The artist has surpassed his own achievements again, however, with Clear Gust #1 and Sapphire Rose Gust #1, reproducing pieces of bubble wrap in glass. Capturing the deceptive illusion of pliability, the works are kiln-cast and then shaped while hot, and the level of technical expertise involved is daunting. A mundane object — a piece of discarded plastic, blown away in the wind — becomes a feat of artistic engineering, the lines and folds graceful and dynamic, as if a strong breeze has just gusted through the gallery and sent the pieces tumbling and turning. Lewis Wards has a knack for making one medium look like another, blurring the lines between fantasy and reality, and always balancing difficult technique with simple joy.

(Milford Galleries, Queenstown)
Water cascades in a luminescent block of pastel, and the garden is cast into shimmering shadows under a midnight moon. Darryn George’s new collection, "In The Garden Where We First Met", is an immersive, sensory experience, resituating the Garden of Eden in a pseudo-New Zealand landscape, where hints of familiar vegetation and birdlife are rendered in kaleidoscopic, phosphorescent colour and the only human presence is the invisible hand of the artist. There is a distinctly dreamlike quality to the works, the mingling of the recognisable and the fantastical; the effect is fascinating, both nostalgic and slightly unsettling, the feeling of something a little askew behind the surface beauty.
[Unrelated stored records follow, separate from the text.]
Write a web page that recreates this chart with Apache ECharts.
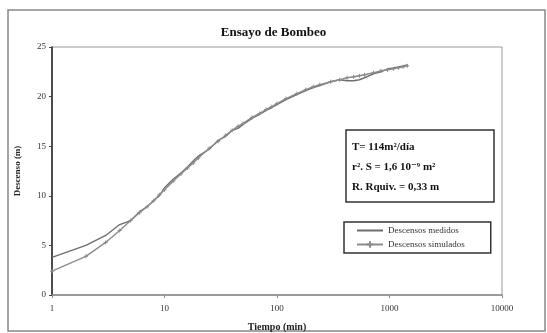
<!DOCTYPE html>
<html>
<head>
<meta charset="utf-8">
<script src="https://cdn.jsdelivr.net/npm/echarts@6/dist/echarts.min.js"></script>
<style>
  html, body { margin: 0; padding: 0; background: #fff; }
  #chart { width: 547px; height: 333px; }
</style>
</head>
<body>
<div id="chart"></div>
<script>
// Pumping test: drawdown versus time (log scale)
const tiempos = [1, 2, 3, 4, 5, 6, 7, 8, 9, 10, 12, 14, 16, 18, 20, 25, 30, 35, 40, 45, 50,
  60, 70, 80, 90, 100, 120, 150, 180, 210, 240, 300, 360, 420, 480, 540, 600, 720, 840,
  960, 1080, 1200, 1320, 1440];

const descensosMedidos = [3.8, 5.0, 6.0, 7.1, 7.5, 8.4, 8.9, 9.5, 10.0, 10.8, 11.7, 12.3, 12.9,
  13.5, 14.0, 14.7, 15.6, 16.0, 16.6, 16.8, 17.2, 17.8, 18.2, 18.6, 18.9, 19.2, 19.7, 20.2,
  20.6, 20.9, 21.1, 21.5, 21.7, 21.6, 21.6, 21.7, 21.9, 22.3, 22.5, 22.8, 22.9, 23.0, 23.1, 23.2];

const descensosSimulados = [2.4, 3.9, 5.3, 6.5, 7.5, 8.3, 8.9, 9.5, 10.1, 10.6, 11.5, 12.2, 12.8,
  13.3, 13.8, 14.8, 15.5, 16.1, 16.6, 17.0, 17.3, 17.9, 18.3, 18.7, 19.0, 19.3, 19.8, 20.3,
  20.7, 21.0, 21.2, 21.5, 21.7, 21.9, 22.0, 22.1, 22.2, 22.4, 22.6, 22.7, 22.8, 22.9, 23.0, 23.1];

const serieNombres = ['Descensos medidos', 'Descensos simulados'];
const notas = ['T= 114m²/día', 'r². S = 1,6 10⁻⁹ m²', 'R. Rquiv. = 0,33 m'];

const serif = '"Liberation Serif", "DejaVu Serif", serif';
const pares = (ys) => tiempos.map((t, i) => [t, ys[i]]);

const chart = echarts.init(document.getElementById('chart'), null, { renderer: 'canvas' });

chart.setOption({
  backgroundColor: '#fff',
  animation: false,
  title: {
    text: 'Ensayo de Bombeo',
    left: 'center',
    top: 21,
    textStyle: { fontFamily: serif, fontWeight: 'bold', fontSize: 13, color: '#111' }
  },
  grid: {
    left: 52, right: 45, top: 47, bottom: 38,
    outerBoundsMode: 'none',
    containLabel: false,
    show: true, borderColor: '#9a9a9a', borderWidth: 1
  },
  legend: {
    orient: 'vertical',
    left: 344, top: 222,
    padding: [4, 26, 4, 12],
    itemGap: 5,
    itemWidth: 26, itemHeight: 8,
    borderColor: '#333', borderWidth: 1.5,
    data: [
      { name: serieNombres[0], itemStyle: { opacity: 0 } },
      { name: serieNombres[1] }
    ],
    textStyle: { fontFamily: serif, fontSize: 9, color: '#333' }
  },
  xAxis: {
    type: 'log',
    logBase: 10,
    min: 1, max: 10000,
    name: 'Tiempo (min)',
    nameLocation: 'middle',
    nameGap: 27,
    nameTextStyle: { fontFamily: serif, fontWeight: 'bold', fontSize: 10, color: '#222' },
    axisLine: { lineStyle: { color: '#8a8a8a', width: 1.5 } },
    axisTick: { length: 3, lineStyle: { color: '#8a8a8a' } },
    minorTick: { show: false },
    splitLine: { show: false },
    axisLabel: {
      fontFamily: serif, fontSize: 9, color: '#333', margin: 9,
      formatter: (v) => String(Math.round(v))
    }
  },
  yAxis: {
    type: 'value',
    min: 0, max: 25, interval: 5,
    name: 'Descenso (m)',
    nameLocation: 'middle',
    nameGap: 30,
    nameTextStyle: { fontFamily: serif, fontWeight: 'bold', fontSize: 9, color: '#222' },
    axisLine: { show: true, lineStyle: { color: '#222', width: 1.5 } },
    axisTick: { show: true, length: 3, lineStyle: { color: '#444' } },
    splitLine: { show: false },
    axisLabel: { fontFamily: serif, fontSize: 9, color: '#333', margin: 6 }
  },
  series: [
    {
      name: serieNombres[0],
      type: 'line',
      data: pares(descensosMedidos),
      showSymbol: false,
      symbol: 'none',
      lineStyle: { color: '#6e6e6e', width: 1.4 },
      itemStyle: { color: '#6e6e6e' }
    },
    {
      name: serieNombres[1],
      type: 'line',
      data: pares(descensosSimulados),
      symbol: 'path://M0,5 L10,5 M5,0 L5,10',
      symbolSize: 4,
      showSymbol: true,
      lineStyle: { color: '#8c8c8c', width: 1.4 },
      itemStyle: { color: '#8c8c8c', borderColor: '#8c8c8c', borderWidth: 1 }
    }
  ],
  graphic: [
    {
      type: 'rect',
      silent: true,
      shape: { x: 8, y: 10, width: 537, height: 321 },
      style: { fill: 'none', stroke: '#888', lineWidth: 1.5 }
    },
    {
      type: 'rect',
      silent: true,
      shape: { x: 346, y: 130, width: 148, height: 72 },
      style: { fill: '#fff', stroke: '#333', lineWidth: 1.5 }
    },
    {
      type: 'text',
      silent: true,
      left: 352, top: 137,
      style: {
        text: notas.join('\n'),
        font: 'bold 11px ' + serif,
        lineHeight: 20,
        fill: '#111'
      }
    }
  ]
});
</script>
</body>
</html>
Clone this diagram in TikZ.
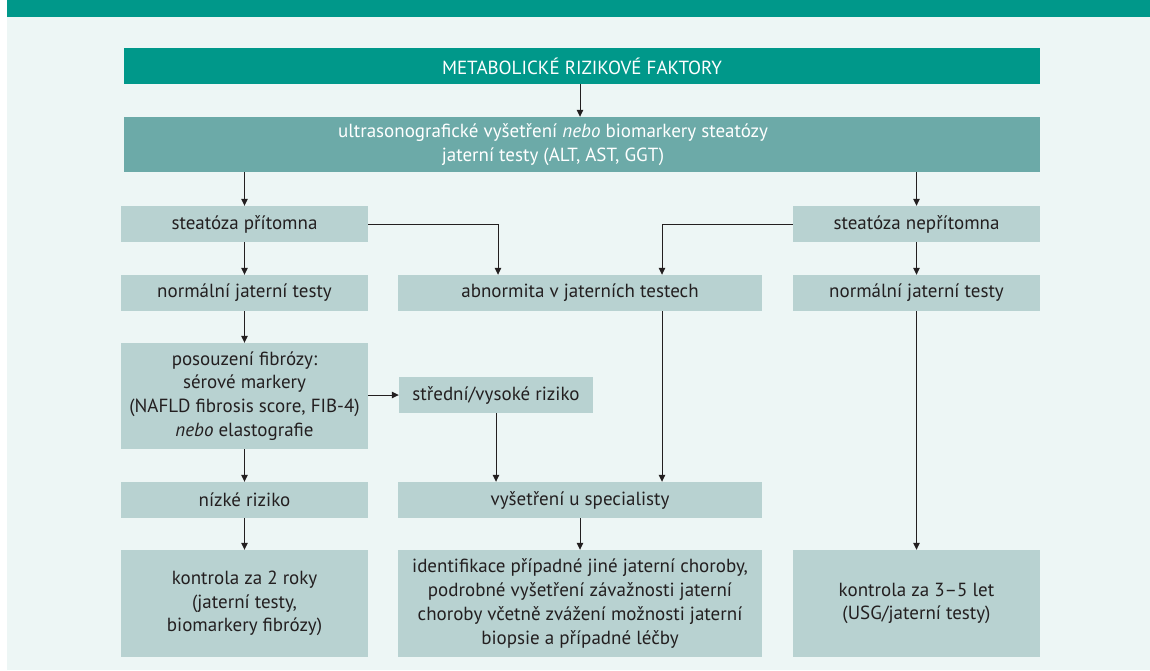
\documentclass[tikz,border=0pt]{standalone}
\usepackage{fontspec}
\setmainfont{PT Sans}
\usetikzlibrary{arrows.meta,calc}
\definecolor{band}{RGB}{0,152,138}
\definecolor{midteal}{RGB}{108,170,168}
\definecolor{boxfill}{RGB}{184,210,209}
\definecolor{bgcol}{RGB}{237,246,245}
\definecolor{ink}{RGB}{35,31,32}
\begin{document}
\begin{tikzpicture}[x=1pt,y=-1pt,
  box/.style={fill=boxfill, text=ink, inner sep=0pt, align=center,
    font=\fontsize{19}{23.7}\selectfont},
  topbox/.style={box, text=white},
  conn/.style={draw=ink, line width=1pt, -{Triangle[length=7pt,width=6.5pt]}},
]
\useasboundingbox (0,0) rectangle (1150,670);
\fill[white] (0,0) rectangle (1150,670);
\fill[bgcol] (7,17) rectangle (1150,670);
\fill[band] (7,0) rectangle (1150,17);

\node[topbox, fill=band, minimum width=916pt, minimum height=36pt] (metab) at (582,66)
  {METABOLICKÉ RIZIKOVÉ FAKTORY};
\node[topbox, fill=midteal, minimum width=916pt, minimum height=55pt] (ultra) at (582,144.5)
  {ultrasonografické vyšetření \textit{nebo} biomarkery steatózy\hspace*{58pt}\\
   jaterní testy (ALT, AST, GGT)\hspace*{58pt}};

\node[box, minimum width=247pt, minimum height=36pt] (sp) at (244.5,224) {steatóza přítomna};
\node[box, minimum width=247pt, minimum height=36pt] (snp) at (916.5,224) {steatóza nepřítomna};

\node[box, minimum width=247pt, minimum height=36pt] (nl) at (244.5,293) {normální jaterní testy};
\node[box, minimum width=364pt, minimum height=36pt] (ab) at (580,293) {abnormita v jaterních testech};
\node[box, minimum width=247pt, minimum height=36pt] (nr) at (916.5,293) {normální jaterní testy};

\node[box, minimum width=247pt, minimum height=106pt] (pos) at (244.5,396)
  {posouzení fibrózy:\\ sérové markery\\ (NAFLD fibrosis score, FIB-4)\\ \textit{nebo} elastografie};
\node[box, minimum width=194pt, minimum height=36pt] (st) at (496,395) {střední/vysoké riziko};

\node[box, minimum width=247pt, minimum height=36pt] (nz) at (244.5,500) {nízké riziko};
\node[box, minimum width=364pt, minimum height=36pt] (vs) at (580,500) {vyšetření u specialisty};

\node[box, minimum width=247pt, minimum height=107pt] (k2) at (244.5,603.5)
  {kontrola za 2 roky\\ (jaterní testy,\\ biomarkery fibrózy)};
\node[box, minimum width=364pt, minimum height=107pt] (id) at (580,603.5)
  {identifikace případné jiné jaterní choroby,\\ podrobné vyšetření závažnosti jaterní\\
   choroby včetně zvážení možnosti jaterní\\ biopsie a případné léčby};
\node[box, minimum width=247pt, minimum height=107pt] (k35) at (916.5,603.5)
  {kontrola za 3–5 let\\ (USG/jaterní testy)};

\draw[conn] (metab.south -| 580,0) -- (ultra.north -| 580,0);
\draw[conn] (sp.north |- ultra.south) -- (sp.north);
\draw[conn] (snp.north |- ultra.south) -- (snp.north);
\draw[conn] (sp) -- (nl);
\draw[conn] (snp) -- (nr);
\draw[conn] (sp.east) -| ($(ab.north)+(-82,0)$);
\draw[conn] (snp.west) -| ($(ab.north)+(82,0)$);
\draw[conn] (nl) -- (pos);
\draw[conn] (pos.east |- st.west) -- (st.west);
\draw[conn] (st.south) -- (st.south |- vs.north);
\draw[conn] ($(ab.south)+(82,0)$) -- ($(vs.north)+(82,0)$);
\draw[conn] (pos) -- (nz);
\draw[conn] (nz) -- (k2);
\draw[conn] (vs) -- (id);
\draw[conn] (nr) -- (k35);
\end{tikzpicture}
\end{document}
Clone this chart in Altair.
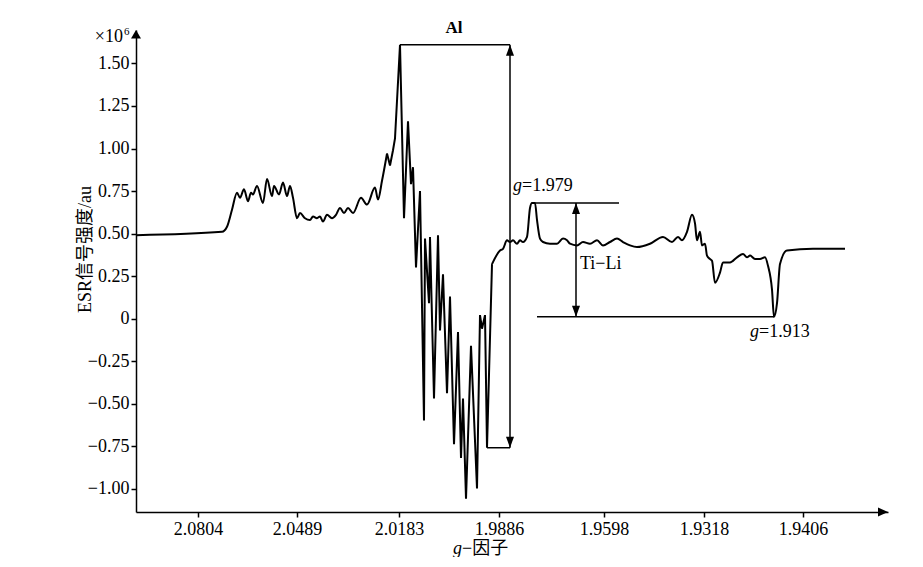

In the outlines of the birds and trees, George mimics an almost childlike style of drawing, a deliberate, exaggerated simplicity that strips away artifice and evokes the wonder and naivety of earlier years, a time when we knew less but perhaps saw more. The composition and patterning are repeated in many of the works, but the angle will fractionally shift, as if the viewer is slowly moving through the garden, discovering more details and observing the subtle changes over time. With Garden of Eden (21.4.23) and Garden of Eden (8.4.23), among others, we appear to be standing on the same focal point but seeing different horizons appear and recede with the sinking of shadow or the illumination of light. The works are visually appealing but also a treasure trove of allusion and emotion.